* _Task_
Skip all pictures, then copy the lines from the start of the data through the line with "-- (\x1+110pt,\y2+19pt) -- (\x1+60pt,\y2+19pt)", keeping both ends.

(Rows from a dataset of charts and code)
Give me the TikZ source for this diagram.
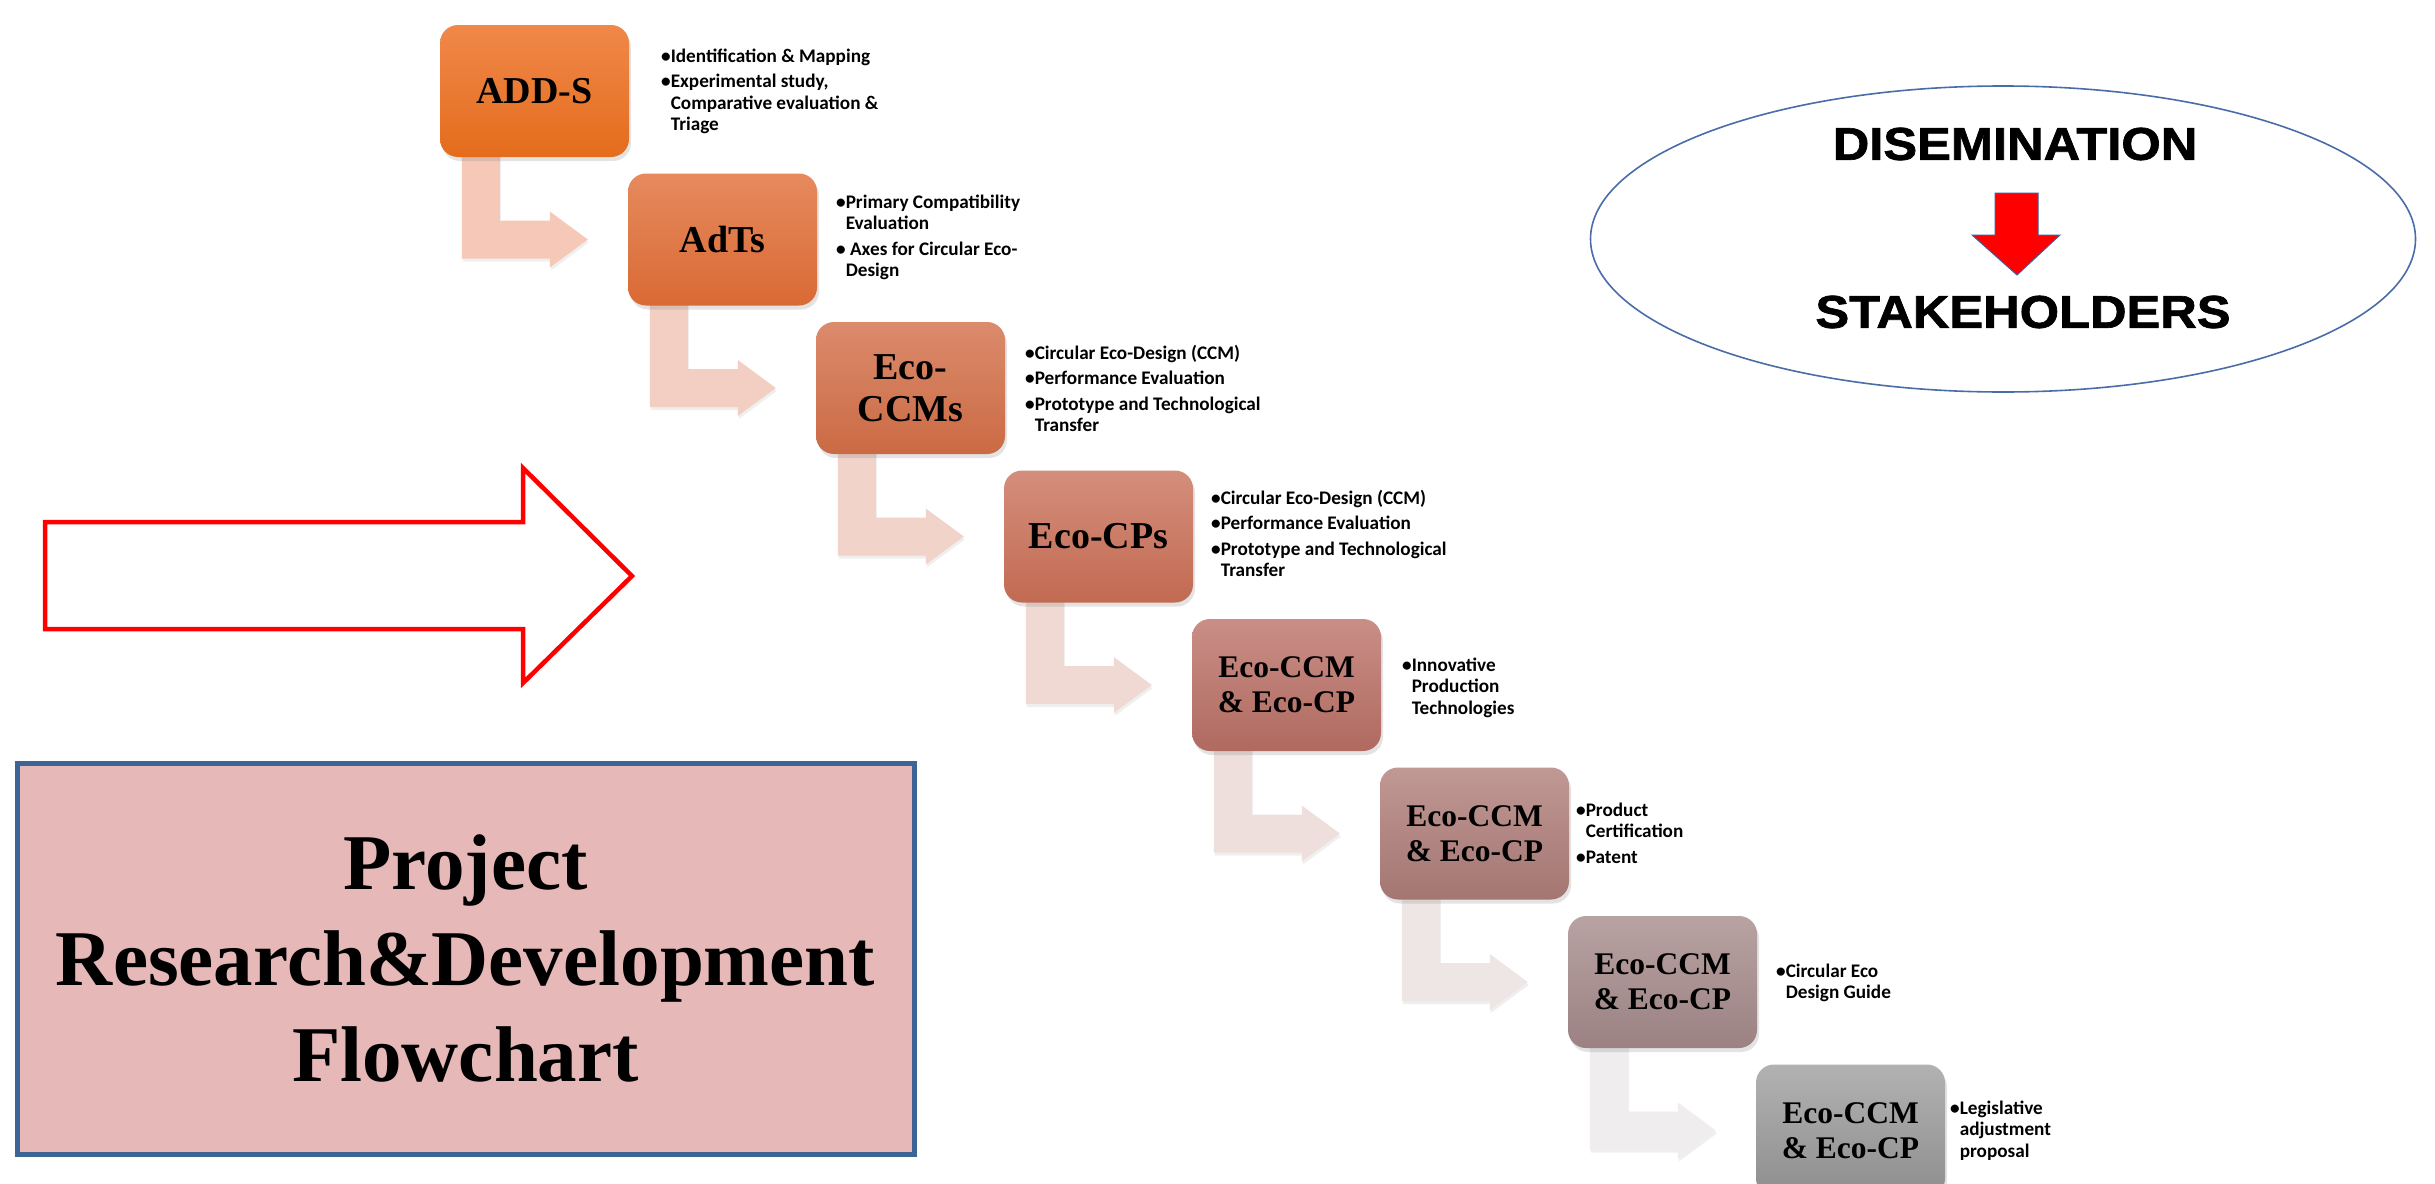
\documentclass[tikz,border=0pt]{standalone}
\usepackage{fontspec}
\setmainfont{Liberation Serif}
\newfontfamily\calibfont{Carlito}
\newfontfamily\heavyfont[FakeBold=1.4]{Liberation Sans Bold}
\usetikzlibrary{calc,shadows,shapes.geometric}
\pgfdeclarelayer{back}
\pgfdeclarelayer{bg}
\pgfsetlayers{back,bg,main}

\definecolor{b1t}{HTML}{F0884A}\definecolor{b1b}{HTML}{E46C1C}
\definecolor{b2t}{HTML}{E68A5E}\definecolor{b2b}{HTML}{D96A34}
\definecolor{b3t}{HTML}{DB8B6C}\definecolor{b3b}{HTML}{CB6A44}
\definecolor{b4t}{HTML}{D48E7C}\definecolor{b4b}{HTML}{C26A52}
\definecolor{b5t}{HTML}{C98E86}\definecolor{b5b}{HTML}{B06A60}
\definecolor{b6t}{HTML}{C09894}\definecolor{b6b}{HTML}{A47672}
\definecolor{b7t}{HTML}{B8A2A2}\definecolor{b7b}{HTML}{9C8282}
\definecolor{b8t}{HTML}{B2B2B2}\definecolor{b8b}{HTML}{8E8E8E}
\definecolor{a1}{HTML}{F5C8B8}
\definecolor{a2}{HTML}{F3CEC2}
\definecolor{a3}{HTML}{F1D3CA}
\definecolor{a4}{HTML}{F0D9D3}
\definecolor{a5}{HTML}{EFDFDC}
\definecolor{a6}{HTML}{EEE6E5}
\definecolor{a7}{HTML}{EFEDED}
\definecolor{ellblue}{HTML}{4A6CA8}
\definecolor{titlefill}{HTML}{E6B8B7}
\definecolor{titleline}{HTML}{3E6496}
\definecolor{arrowline}{HTML}{4060A0}

\newcommand\bentarr[3]{%
  \fill[#3, drop shadow={opacity=0.12, shadow xshift=1pt, shadow yshift=-3pt}]
    let \p1=(#1.south west), \p2=(#2.west) in
    (\x1+22pt,\y1+6pt) -- (\x1+22pt,\y2-19pt) -- (\x1+110pt,\y2-19pt)
    -- (\x1+110pt,\y2-28pt) -- (\x1+148pt,\y2) -- (\x1+110pt,\y2+28pt)
    -- (\x1+110pt,\y2+19pt) -- (\x1+60pt,\y2+19pt) -- (\x1+60pt,\y1+6pt) -- cycle;}

\begin{document}
\begin{tikzpicture}[x=1pt,y=-1pt,
  stage/.style={rounded corners=18pt, minimum width=189pt, minimum height=132pt,
    inner sep=0pt, align=center, font=\bfseries\fontsize{38}{42}\selectfont,
    drop shadow={opacity=0.22, shadow xshift=2pt, shadow yshift=-4pt}},
  stagesm/.style={stage, font=\bfseries\fontsize{31.5}{35}\selectfont},
  notes/.style={anchor=base west, inner sep=0pt,
    font=\calibfont\bfseries\fontsize{19.2}{21.5}\selectfont},
  bigword/.style={inner sep=0pt, font=\heavyfont\fontsize{46}{46}\selectfont}
]
\begin{pgfonlayer}{back}
\fill[white] (0,0) rectangle (2435,1183);
\end{pgfonlayer}
\clip (0,0) rectangle (2435,1183);

% stage boxes
\node[stage, top color=b1t, bottom color=b1b] (b1) at (534.5,91) {ADD-S};
\node[stage, top color=b2t, bottom color=b2b] (b2) at (722.5,239.5) {AdTs};
\node[stage, top color=b3t, bottom color=b3b] (b3) at (910.5,388) {Eco-\\CCMs};
\node[stage, top color=b4t, bottom color=b4b] (b4) at (1098.5,536.5) {Eco-CPs};
\node[stagesm, top color=b5t, bottom color=b5b] (b5) at (1286.5,685) {Eco-CCM\\\& Eco-CP};
\node[stagesm, top color=b6t, bottom color=b6b] (b6) at (1474.5,833.5) {Eco-CCM\\\& Eco-CP};
\node[stagesm, top color=b7t, bottom color=b7b] (b7) at (1662.5,982) {Eco-CCM\\\& Eco-CP};
\node[stagesm, top color=b8t, bottom color=b8b] (b8) at (1850.5,1130.5) {Eco-CCM\\\& Eco-CP};

% bent arrows
\begin{pgfonlayer}{bg}
\bentarr{b1}{b2}{a1}
\bentarr{b2}{b3}{a2}
\bentarr{b3}{b4}{a3}
\bentarr{b4}{b5}{a4}
\bentarr{b5}{b6}{a5}
\bentarr{b6}{b7}{a6}
\bentarr{b7}{b8}{a7}
\end{pgfonlayer}

% bullet notes
\node[notes] (t1) at (661,62) {\begin{tabular}[t]{@{}l@{}l@{}}
•&Identification \& Mapping\\[4pt]
•&Experimental study,\\
&Comparative evaluation \&\\
&Triage\end{tabular}};
\node[notes] (t2) at (836,208) {\begin{tabular}[t]{@{}l@{}l@{}}
•&Primary Compatibility\\
&Evaluation\\[4pt]
•&\ Axes for Circular Eco-\\
&Design\end{tabular}};
\node[notes] (t3) at (1025,359) {\begin{tabular}[t]{@{}l@{}l@{}}
•&Circular Eco-Design (CCM)\\[4pt]
•&Performance Evaluation\\[4pt]
•&Prototype and Technological\\
&Transfer\end{tabular}};
\node[notes] (t4) at (1211,504) {\begin{tabular}[t]{@{}l@{}l@{}}
•&Circular Eco-Design (CCM)\\[4pt]
•&Performance Evaluation\\[4pt]
•&Prototype and Technological\\
&Transfer\end{tabular}};
\node[notes] (t5) at (1402,671) {\begin{tabular}[t]{@{}l@{}l@{}}
•&Innovative\\
&Production\\
&Technologies\end{tabular}};
\node[notes] (t6) at (1576,816) {\begin{tabular}[t]{@{}l@{}l@{}}
•&Product\\
&Certification\\[4pt]
•&Patent\end{tabular}};
\node[notes] (t7) at (1776,977) {\begin{tabular}[t]{@{}l@{}l@{}}
•&Circular Eco\\
&Design Guide\end{tabular}};
\node[notes] (t8) at (1950,1114) {\begin{tabular}[t]{@{}l@{}l@{}}
•&Legislative\\
&adjustment\\
&proposal\end{tabular}};

% dissemination ellipse
\node[ellipse, draw=ellblue, line width=1.6pt, minimum width=825pt,
  minimum height=306pt, inner sep=0pt] (ell) at (2003,239) {};
\node[bigword] (dis) at (2015,144) {\scalebox{1.1}[1]{DISEMINATION}};
\node[bigword] (stk) at (2023,312) {\scalebox{1.1}[1]{STAKEHOLDERS}};
\filldraw[fill=red, draw=arrowline, line width=1pt]
  (1995,193) -- (2038,193) -- (2038,235) -- (2060,235) -- (2017,275)
  -- (1972,235) -- (1995,235) -- cycle;

% big outlined arrow
\draw[red, line width=4.5pt, miter limit=10]
  (45,522) -- (523,522) -- (523,468) -- (632,576) -- (523,683)
  -- (523,629) -- (45,629) -- cycle;

% title box
\node[draw=titleline, fill=titlefill, line width=5pt, minimum width=897pt,
  minimum height=391pt, inner sep=0pt, align=center,
  font=\bfseries\fontsize{79}{96}\selectfont] (title) at (465.5,958.5)
  {Project\\Research\&Development\\Flowchart};
\end{tikzpicture}
\end{document}
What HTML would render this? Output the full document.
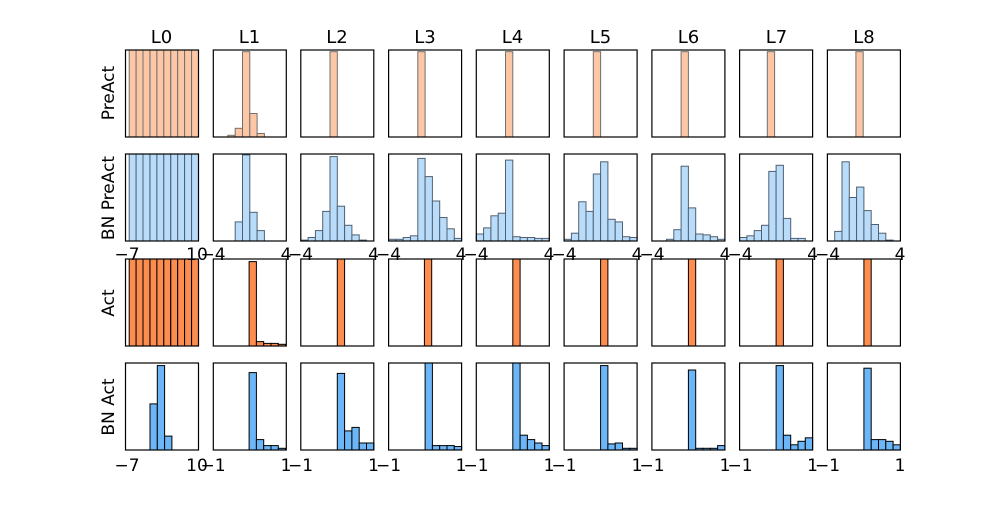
<!DOCTYPE html>
<html><head><meta charset="utf-8"><style>
body{margin:0;background:#fff;width:1000px;height:500px;overflow:hidden}
svg{font-family:"DejaVu Sans","Liberation Sans",sans-serif}
</style></head><body>
<svg id="s" width="1000" height="500" xmlns="http://www.w3.org/2000/svg">
<g font-size="18" text-anchor="middle" fill="#000">
<text x="161.5" y="43">L0</text><text x="249.5" y="43">L1</text><text x="337" y="43">L2</text>
<text x="425" y="43">L3</text><text x="512.5" y="43">L4</text><text x="600.5" y="43">L5</text>
<text x="688.5" y="43">L6</text><text x="776.5" y="43">L7</text><text x="864" y="43">L8</text>
</g>
<g font-size="17" text-anchor="middle" fill="#000">
<text transform="translate(114,93) rotate(-90)">PreAct</text>
<text transform="translate(114,198) rotate(-90)">BN PreAct</text>
<text transform="translate(114,303) rotate(-90)">Act</text>
<text transform="translate(114,407) rotate(-90)">BN Act</text>
</g>
<g id="bars"></g>
<g font-size="17" text-anchor="middle">
<text x="127" y="260">−7</text><text x="197" y="260">10</text>
<text x="213" y="260">−4</text><text x="286" y="260">4</text>
<text x="300.5" y="260">−4</text><text x="373.5" y="260">4</text>
<text x="388.5" y="260">−4</text><text x="461" y="260">4</text>
<text x="476" y="260">−4</text><text x="549" y="260">4</text>
<text x="564" y="260">−4</text><text x="637" y="260">4</text>
<text x="652" y="260">−4</text><text x="725" y="260">4</text>
<text x="740" y="260">−4</text><text x="812.5" y="260">4</text>
<text x="827.5" y="260">−4</text><text x="900" y="260">4</text>
<text x="127" y="471">−7</text><text x="197" y="471">10</text>
<text x="213" y="471">−1</text><text x="286" y="471">1</text>
<text x="300.5" y="471">−1</text><text x="373.5" y="471">1</text>
<text x="388.5" y="471">−1</text><text x="461" y="471">1</text>
<text x="476" y="471">−1</text><text x="549" y="471">1</text>
<text x="564" y="471">−1</text><text x="637" y="471">1</text>
<text x="652" y="471">−1</text><text x="725" y="471">1</text>
<text x="740" y="471">−1</text><text x="812.5" y="471">1</text>
<text x="827.5" y="471">−1</text><text x="900" y="471">1</text>
</g>
</svg>
<script>
var X=[125.5,213.3,300.8,388.6,476.3,564.1,651.9,739.6,827.4],W=73;
var Y=[50,154,259,363],H=87;
var fill=["#fdc7a5","#b9dcfb","#fc8d4f","#6cb6f8"],edge=["#707070","#506070","#000","#000"];
function seq(s,w,hs){return hs.map(function(h,i){return [s+i*w,w,h]});}
var full=seq(0.05,0.095,[1,1,1,1,1,1,1,1,1,1]);
var single=[[0.4,0.1,0.98]];
var D=[
[full,seq(0.2,0.1,[0.02,0.1,0.98,0.27,0.04]),single,single,single,single,single,[[0.38,0.1,0.98]],[[0.39,0.1,0.98]]],
[full,seq(0.3,0.1,[0.22,0.99,0.33,0.12]),
 seq(0,0.1,[0.01,0.04,0.12,0.34,0.97,0.40,0.18,0.07,0.01]),
 seq(0,0.1,[0.02,0.02,0.04,0.06,0.95,0.74,0.46,0.27,0.14,0.03]),
 seq(0,0.1,[0.08,0.15,0.29,0.32,0.93,0.05,0.04,0.04,0.03,0.03]),
 seq(0,0.1,[0.02,0.09,0.45,0.34,0.77,0.91,0.25,0.22,0.05,0.04]),
 seq(0.2,0.1,[0.02,0.13,0.86,0.38,0.08,0.07,0.05,0.02]),
 seq(0,0.1,[0.04,0.06,0.12,0.18,0.80,0.87,0.26,0.03,0.03]),
 seq(0.1,0.1,[0.11,0.91,0.50,0.62,0.35,0.19,0.09,0.01])],
[full,seq(0.49,0.1,[0.97,0.05,0.03,0.03,0.02]),[[0.5,0.1,1]],[[0.49,0.1,1]],[[0.5,0.1,1]],[[0.5,0.1,1]],[[0.5,0.1,1]],[[0.5,0.1,1]],[[0.5,0.1,1]]],
[seq(0.336,0.1,[0.53,0.97,0.16]),seq(0.49,0.1,[0.89,0.12,0.05,0.05,0.02]),
 seq(0.5,0.1,[0.88,0.22,0.26,0.08,0.08]),seq(0.5,0.1,[1,0.05,0.05,0.05,0.04]),
 seq(0.5,0.1,[1,0.17,0.12,0.08,0.05]),seq(0.5,0.1,[0.97,0.07,0.08,0.02,0.02]),
 seq(0.5,0.1,[0.92,0.02,0.02,0.02,0.05]),seq(0.5,0.1,[0.97,0.17,0.06,0.10,0.14]),
 seq(0.5,0.1,[0.94,0.12,0.12,0.10,0.06])]];
var out="";
for(var r=0;r<4;r++)for(var c=0;c<9;c++){
 var x0=X[c],y0=Y[r];
 D[r][c].forEach(function(b){
  var h=b[2]*H;
  out+='<rect x="'+(x0+b[0]*W).toFixed(1)+'" y="'+(y0+H-h).toFixed(1)+'" width="'+(b[1]*W).toFixed(1)+'" height="'+h.toFixed(1)+'" fill="'+fill[r]+'" stroke="'+edge[r]+'" stroke-width="1"/>';
 });
 out+='<rect x="'+x0+'" y="'+y0+'" width="'+W+'" height="'+H+'" fill="none" stroke="#000" stroke-width="1.2"/>';
}
document.getElementById("bars").innerHTML=out;
</script>
</body></html>
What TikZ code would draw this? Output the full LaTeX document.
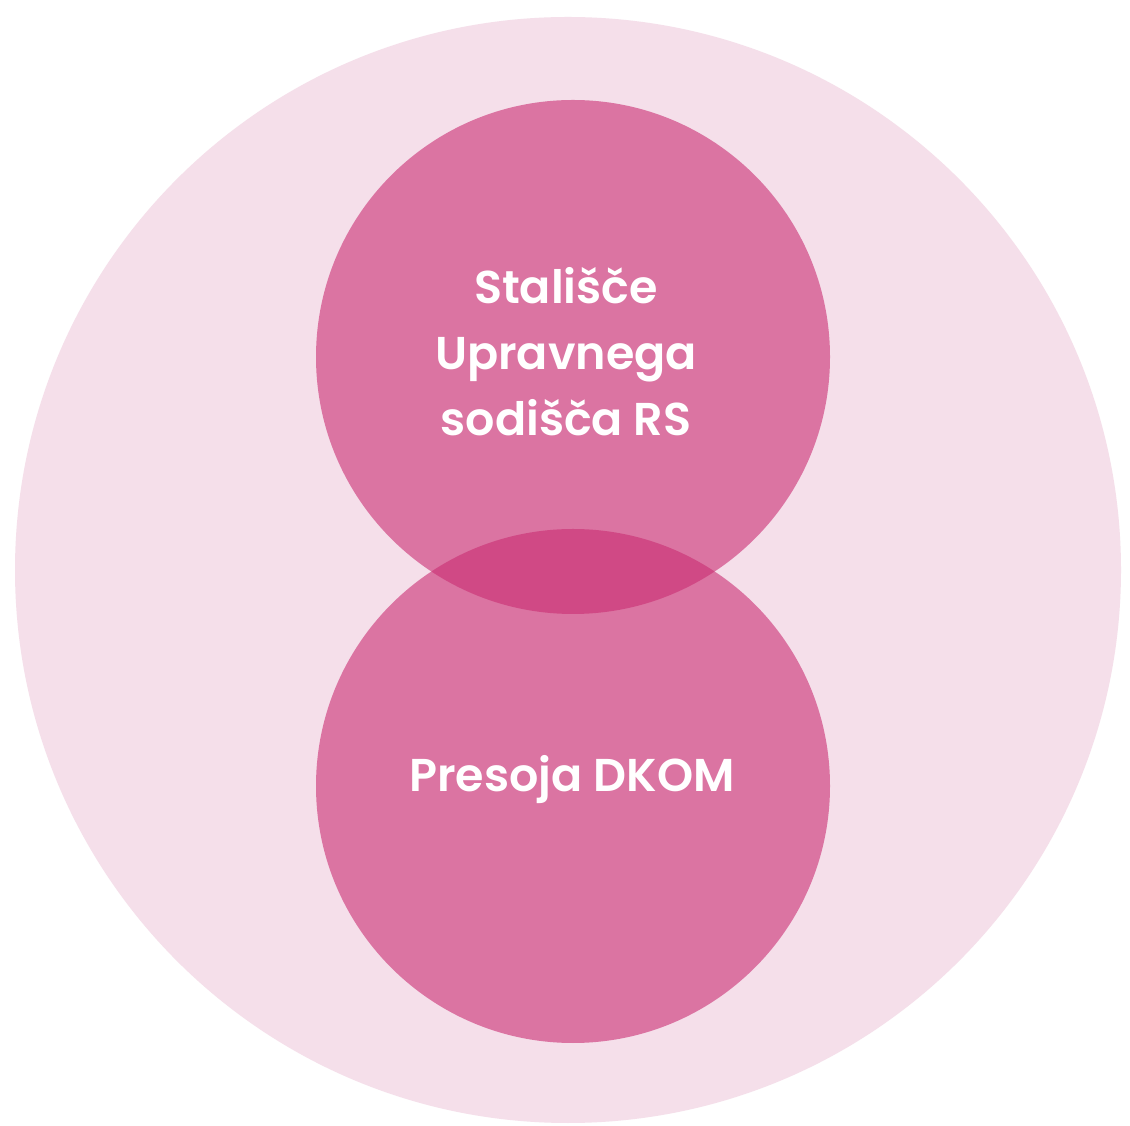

* _Solution_
Give me the TikZ source for this diagram.
\documentclass[tikz,border=0pt]{standalone}
\usepackage{fontspec}
\setmainfont{Liberation Serif}
\newfontfamily\calibfont{Carlito}
\newfontfamily\heavyfont[FakeBold=1.4]{Liberation Sans Bold}
\usetikzlibrary{calc,shadows,shapes.geometric}
\pgfdeclarelayer{back}
\pgfdeclarelayer{bg}
\pgfsetlayers{back,bg,main}

\definecolor{b1t}{HTML}{F0884A}\definecolor{b1b}{HTML}{E46C1C}
\definecolor{b2t}{HTML}{E68A5E}\definecolor{b2b}{HTML}{D96A34}
\definecolor{b3t}{HTML}{DB8B6C}\definecolor{b3b}{HTML}{CB6A44}
\definecolor{b4t}{HTML}{D48E7C}\definecolor{b4b}{HTML}{C26A52}
\definecolor{b5t}{HTML}{C98E86}\definecolor{b5b}{HTML}{B06A60}
\definecolor{b6t}{HTML}{C09894}\definecolor{b6b}{HTML}{A47672}
\definecolor{b7t}{HTML}{B8A2A2}\definecolor{b7b}{HTML}{9C8282}
\definecolor{b8t}{HTML}{B2B2B2}\definecolor{b8b}{HTML}{8E8E8E}
\definecolor{a1}{HTML}{F5C8B8}
\definecolor{a2}{HTML}{F3CEC2}
\definecolor{a3}{HTML}{F1D3CA}
\definecolor{a4}{HTML}{F0D9D3}
\definecolor{a5}{HTML}{EFDFDC}
\definecolor{a6}{HTML}{EEE6E5}
\definecolor{a7}{HTML}{EFEDED}
\definecolor{ellblue}{HTML}{4A6CA8}
\definecolor{titlefill}{HTML}{E6B8B7}
\definecolor{titleline}{HTML}{3E6496}
\definecolor{arrowline}{HTML}{4060A0}

\newcommand\bentarr[3]{%
  \fill[#3, drop shadow={opacity=0.12, shadow xshift=1pt, shadow yshift=-3pt}]
    let \p1=(#1.south west), \p2=(#2.west) in
    (\x1+22pt,\y1+6pt) -- (\x1+22pt,\y2-19pt) -- (\x1+110pt,\y2-19pt)
    -- (\x1+110pt,\y2-28pt) -- (\x1+148pt,\y2) -- (\x1+110pt,\y2+28pt)
    -- (\x1+110pt,\y2+19pt) -- (\x1+60pt,\y2+19pt) -- (\x1+60pt,\y1+6pt) -- cycle;}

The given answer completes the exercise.